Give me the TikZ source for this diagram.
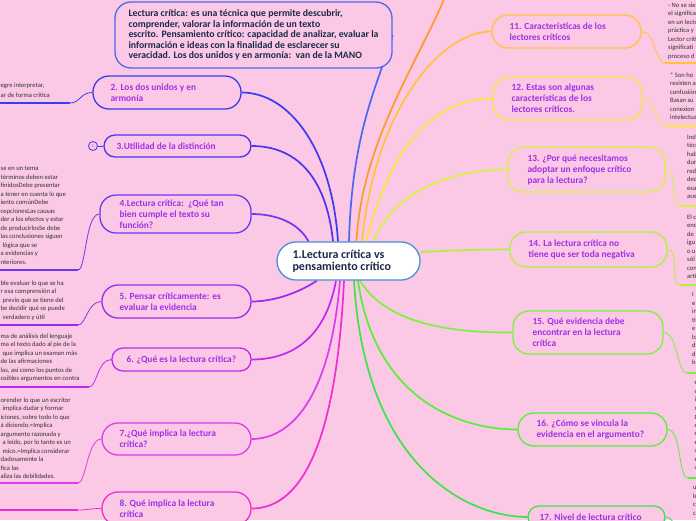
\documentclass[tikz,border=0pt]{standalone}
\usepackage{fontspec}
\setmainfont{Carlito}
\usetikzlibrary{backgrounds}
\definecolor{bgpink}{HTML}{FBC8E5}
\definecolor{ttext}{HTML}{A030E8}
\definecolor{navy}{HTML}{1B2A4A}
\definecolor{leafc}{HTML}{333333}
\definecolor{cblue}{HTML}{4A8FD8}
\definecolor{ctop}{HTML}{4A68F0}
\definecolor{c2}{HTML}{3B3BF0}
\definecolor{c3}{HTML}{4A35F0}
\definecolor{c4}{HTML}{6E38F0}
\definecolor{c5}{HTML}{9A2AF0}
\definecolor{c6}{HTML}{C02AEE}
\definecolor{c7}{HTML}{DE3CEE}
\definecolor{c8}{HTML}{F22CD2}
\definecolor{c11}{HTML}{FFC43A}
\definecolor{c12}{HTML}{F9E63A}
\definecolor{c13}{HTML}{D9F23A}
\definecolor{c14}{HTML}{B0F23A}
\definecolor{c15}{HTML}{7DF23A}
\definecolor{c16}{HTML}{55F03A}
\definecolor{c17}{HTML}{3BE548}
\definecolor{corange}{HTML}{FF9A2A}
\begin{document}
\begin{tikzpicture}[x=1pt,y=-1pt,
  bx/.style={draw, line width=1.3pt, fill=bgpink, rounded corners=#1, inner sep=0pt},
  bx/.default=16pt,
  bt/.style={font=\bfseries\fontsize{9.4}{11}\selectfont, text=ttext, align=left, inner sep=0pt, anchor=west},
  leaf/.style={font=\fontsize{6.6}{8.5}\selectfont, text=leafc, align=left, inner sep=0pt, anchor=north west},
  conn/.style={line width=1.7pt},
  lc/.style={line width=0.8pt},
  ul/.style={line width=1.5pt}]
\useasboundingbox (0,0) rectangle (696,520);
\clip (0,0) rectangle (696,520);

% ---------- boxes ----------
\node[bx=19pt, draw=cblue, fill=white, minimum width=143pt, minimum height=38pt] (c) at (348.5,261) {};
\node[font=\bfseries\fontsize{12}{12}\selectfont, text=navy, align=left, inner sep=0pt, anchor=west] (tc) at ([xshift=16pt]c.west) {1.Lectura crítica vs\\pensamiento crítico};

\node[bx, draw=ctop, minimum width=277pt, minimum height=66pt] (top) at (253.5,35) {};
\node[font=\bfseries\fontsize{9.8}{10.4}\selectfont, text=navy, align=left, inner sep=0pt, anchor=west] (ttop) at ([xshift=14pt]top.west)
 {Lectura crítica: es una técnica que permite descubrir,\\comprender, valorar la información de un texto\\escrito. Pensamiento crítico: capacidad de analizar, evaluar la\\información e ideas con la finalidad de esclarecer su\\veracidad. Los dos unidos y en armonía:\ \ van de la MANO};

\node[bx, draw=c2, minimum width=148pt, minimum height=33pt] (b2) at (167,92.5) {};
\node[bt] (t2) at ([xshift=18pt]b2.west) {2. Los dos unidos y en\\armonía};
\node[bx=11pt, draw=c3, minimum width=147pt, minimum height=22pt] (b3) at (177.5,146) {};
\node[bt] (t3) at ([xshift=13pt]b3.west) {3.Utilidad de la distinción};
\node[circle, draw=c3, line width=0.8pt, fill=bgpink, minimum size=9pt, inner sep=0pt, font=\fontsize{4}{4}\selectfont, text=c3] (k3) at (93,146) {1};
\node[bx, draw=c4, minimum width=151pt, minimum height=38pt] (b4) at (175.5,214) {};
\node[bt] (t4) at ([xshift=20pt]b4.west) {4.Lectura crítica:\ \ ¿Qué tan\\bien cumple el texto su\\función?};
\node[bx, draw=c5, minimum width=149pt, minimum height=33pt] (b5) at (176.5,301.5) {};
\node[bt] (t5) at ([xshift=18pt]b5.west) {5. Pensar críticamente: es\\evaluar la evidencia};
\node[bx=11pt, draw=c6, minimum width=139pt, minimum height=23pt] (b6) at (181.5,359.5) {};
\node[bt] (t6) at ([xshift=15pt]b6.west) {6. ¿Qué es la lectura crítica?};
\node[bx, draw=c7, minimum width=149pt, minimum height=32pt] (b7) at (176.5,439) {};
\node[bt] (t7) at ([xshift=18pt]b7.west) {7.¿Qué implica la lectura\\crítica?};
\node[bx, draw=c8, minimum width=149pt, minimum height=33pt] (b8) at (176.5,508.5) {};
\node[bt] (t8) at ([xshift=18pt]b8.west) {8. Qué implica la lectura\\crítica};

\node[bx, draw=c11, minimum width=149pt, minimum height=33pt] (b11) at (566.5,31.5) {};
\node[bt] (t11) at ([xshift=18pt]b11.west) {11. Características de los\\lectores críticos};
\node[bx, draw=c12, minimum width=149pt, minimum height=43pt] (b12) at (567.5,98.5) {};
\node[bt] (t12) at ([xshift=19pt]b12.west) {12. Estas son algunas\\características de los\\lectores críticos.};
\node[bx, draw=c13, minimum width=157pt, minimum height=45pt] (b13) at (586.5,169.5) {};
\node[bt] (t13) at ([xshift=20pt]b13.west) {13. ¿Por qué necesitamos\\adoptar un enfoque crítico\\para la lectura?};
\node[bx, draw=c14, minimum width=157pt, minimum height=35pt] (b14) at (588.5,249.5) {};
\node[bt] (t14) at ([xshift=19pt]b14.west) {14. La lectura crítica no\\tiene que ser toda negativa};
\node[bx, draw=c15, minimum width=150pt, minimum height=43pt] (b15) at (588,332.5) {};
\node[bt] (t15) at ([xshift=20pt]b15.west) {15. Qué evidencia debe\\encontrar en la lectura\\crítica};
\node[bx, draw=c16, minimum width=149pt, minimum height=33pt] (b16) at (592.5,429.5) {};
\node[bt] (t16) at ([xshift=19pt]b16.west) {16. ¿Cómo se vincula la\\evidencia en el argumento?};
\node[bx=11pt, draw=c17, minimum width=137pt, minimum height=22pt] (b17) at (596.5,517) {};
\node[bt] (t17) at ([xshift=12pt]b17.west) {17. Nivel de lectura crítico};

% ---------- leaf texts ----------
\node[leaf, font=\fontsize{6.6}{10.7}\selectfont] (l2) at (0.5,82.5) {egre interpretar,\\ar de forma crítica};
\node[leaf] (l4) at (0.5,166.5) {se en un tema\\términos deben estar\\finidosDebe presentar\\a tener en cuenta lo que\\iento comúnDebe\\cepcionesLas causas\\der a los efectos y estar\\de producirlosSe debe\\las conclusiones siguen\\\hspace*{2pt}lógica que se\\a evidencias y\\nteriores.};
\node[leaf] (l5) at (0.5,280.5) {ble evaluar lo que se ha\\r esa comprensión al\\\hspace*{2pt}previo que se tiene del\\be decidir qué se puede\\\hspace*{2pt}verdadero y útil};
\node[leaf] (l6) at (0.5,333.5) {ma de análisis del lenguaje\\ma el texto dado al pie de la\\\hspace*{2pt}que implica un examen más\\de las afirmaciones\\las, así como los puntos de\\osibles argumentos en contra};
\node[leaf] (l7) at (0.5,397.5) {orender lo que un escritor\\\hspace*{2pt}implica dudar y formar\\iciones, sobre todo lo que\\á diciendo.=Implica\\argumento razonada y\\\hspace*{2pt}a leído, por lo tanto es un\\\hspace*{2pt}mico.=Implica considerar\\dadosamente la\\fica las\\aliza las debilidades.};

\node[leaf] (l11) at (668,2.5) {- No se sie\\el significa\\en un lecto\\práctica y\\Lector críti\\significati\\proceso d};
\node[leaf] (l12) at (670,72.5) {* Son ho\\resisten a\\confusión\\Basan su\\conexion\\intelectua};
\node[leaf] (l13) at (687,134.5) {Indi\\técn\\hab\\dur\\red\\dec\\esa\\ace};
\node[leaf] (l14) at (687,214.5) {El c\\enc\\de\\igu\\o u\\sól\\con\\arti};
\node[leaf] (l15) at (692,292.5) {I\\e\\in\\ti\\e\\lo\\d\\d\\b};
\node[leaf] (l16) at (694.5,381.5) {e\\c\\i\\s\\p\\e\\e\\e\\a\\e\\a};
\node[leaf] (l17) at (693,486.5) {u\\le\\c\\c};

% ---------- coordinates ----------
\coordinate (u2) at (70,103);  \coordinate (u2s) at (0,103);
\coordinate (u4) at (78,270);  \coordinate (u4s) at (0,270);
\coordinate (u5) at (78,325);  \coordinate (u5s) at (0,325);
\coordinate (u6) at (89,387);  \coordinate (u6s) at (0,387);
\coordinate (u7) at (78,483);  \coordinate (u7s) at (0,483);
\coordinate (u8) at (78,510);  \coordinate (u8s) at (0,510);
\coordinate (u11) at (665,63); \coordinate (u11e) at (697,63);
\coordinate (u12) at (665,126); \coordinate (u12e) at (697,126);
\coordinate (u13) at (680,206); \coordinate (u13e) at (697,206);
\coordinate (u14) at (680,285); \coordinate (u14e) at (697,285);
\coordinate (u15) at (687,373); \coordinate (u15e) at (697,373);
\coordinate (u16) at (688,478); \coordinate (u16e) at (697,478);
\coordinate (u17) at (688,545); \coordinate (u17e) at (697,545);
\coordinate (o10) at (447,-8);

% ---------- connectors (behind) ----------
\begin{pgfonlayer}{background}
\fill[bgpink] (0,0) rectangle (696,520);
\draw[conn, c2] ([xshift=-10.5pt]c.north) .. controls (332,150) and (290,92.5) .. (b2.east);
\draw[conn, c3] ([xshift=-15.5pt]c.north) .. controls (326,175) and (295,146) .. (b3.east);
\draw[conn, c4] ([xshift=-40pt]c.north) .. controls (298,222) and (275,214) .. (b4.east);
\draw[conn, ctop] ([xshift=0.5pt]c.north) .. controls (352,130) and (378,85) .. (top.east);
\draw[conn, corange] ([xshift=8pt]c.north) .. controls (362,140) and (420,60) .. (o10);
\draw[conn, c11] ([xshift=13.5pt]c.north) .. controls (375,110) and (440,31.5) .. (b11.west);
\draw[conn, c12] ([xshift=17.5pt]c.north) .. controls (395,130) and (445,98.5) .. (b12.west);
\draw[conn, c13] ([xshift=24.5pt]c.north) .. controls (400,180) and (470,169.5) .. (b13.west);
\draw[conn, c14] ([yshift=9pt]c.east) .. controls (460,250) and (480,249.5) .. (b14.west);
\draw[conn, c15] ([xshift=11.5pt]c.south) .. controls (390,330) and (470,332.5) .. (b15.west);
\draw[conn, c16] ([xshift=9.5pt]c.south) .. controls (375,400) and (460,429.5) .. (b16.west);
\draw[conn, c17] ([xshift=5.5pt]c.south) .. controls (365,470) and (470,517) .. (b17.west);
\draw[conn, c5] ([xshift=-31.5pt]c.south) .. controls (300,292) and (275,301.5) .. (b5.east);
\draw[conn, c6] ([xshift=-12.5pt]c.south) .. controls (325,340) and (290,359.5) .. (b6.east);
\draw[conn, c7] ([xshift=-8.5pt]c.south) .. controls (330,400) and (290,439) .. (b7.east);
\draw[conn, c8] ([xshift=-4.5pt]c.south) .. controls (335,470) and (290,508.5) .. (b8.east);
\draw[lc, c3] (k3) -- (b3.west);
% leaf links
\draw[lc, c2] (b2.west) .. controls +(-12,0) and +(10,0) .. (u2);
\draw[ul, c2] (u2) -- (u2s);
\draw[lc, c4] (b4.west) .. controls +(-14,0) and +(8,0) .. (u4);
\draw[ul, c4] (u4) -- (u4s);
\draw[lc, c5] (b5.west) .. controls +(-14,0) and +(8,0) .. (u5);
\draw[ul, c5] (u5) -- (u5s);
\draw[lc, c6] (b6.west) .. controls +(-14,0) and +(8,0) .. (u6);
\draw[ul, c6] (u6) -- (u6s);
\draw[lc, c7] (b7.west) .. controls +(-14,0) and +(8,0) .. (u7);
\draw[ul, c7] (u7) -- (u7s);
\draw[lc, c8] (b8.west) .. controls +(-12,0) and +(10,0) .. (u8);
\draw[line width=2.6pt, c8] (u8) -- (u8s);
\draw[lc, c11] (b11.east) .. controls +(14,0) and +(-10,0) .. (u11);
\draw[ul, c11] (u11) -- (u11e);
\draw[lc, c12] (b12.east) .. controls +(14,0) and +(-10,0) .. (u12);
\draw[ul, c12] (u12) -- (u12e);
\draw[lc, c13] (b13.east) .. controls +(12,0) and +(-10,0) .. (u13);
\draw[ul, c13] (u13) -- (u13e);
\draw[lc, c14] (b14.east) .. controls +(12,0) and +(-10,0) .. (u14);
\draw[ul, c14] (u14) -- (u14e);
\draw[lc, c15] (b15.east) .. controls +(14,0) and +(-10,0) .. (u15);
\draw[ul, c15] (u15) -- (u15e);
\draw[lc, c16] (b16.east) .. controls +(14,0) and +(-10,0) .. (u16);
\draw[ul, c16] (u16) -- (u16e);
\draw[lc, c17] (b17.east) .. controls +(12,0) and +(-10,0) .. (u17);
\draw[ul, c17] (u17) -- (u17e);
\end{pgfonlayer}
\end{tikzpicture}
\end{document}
----------
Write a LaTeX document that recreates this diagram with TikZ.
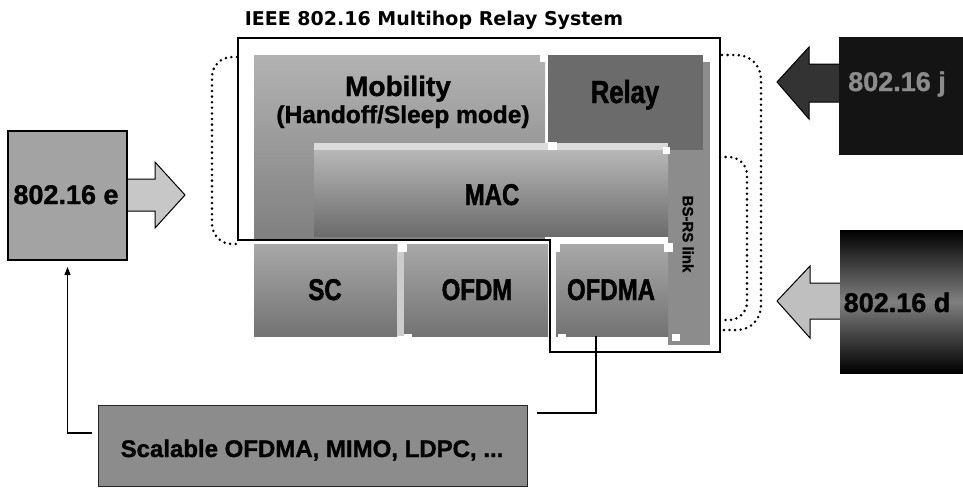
----------
- [INSTRUCTION]
Using the material above, gather every line that includes "this".

- [EXERCISE ANSWER]
Give me the TikZ source for this diagram.
Write a LaTeX document that recreates this diagram with TikZ.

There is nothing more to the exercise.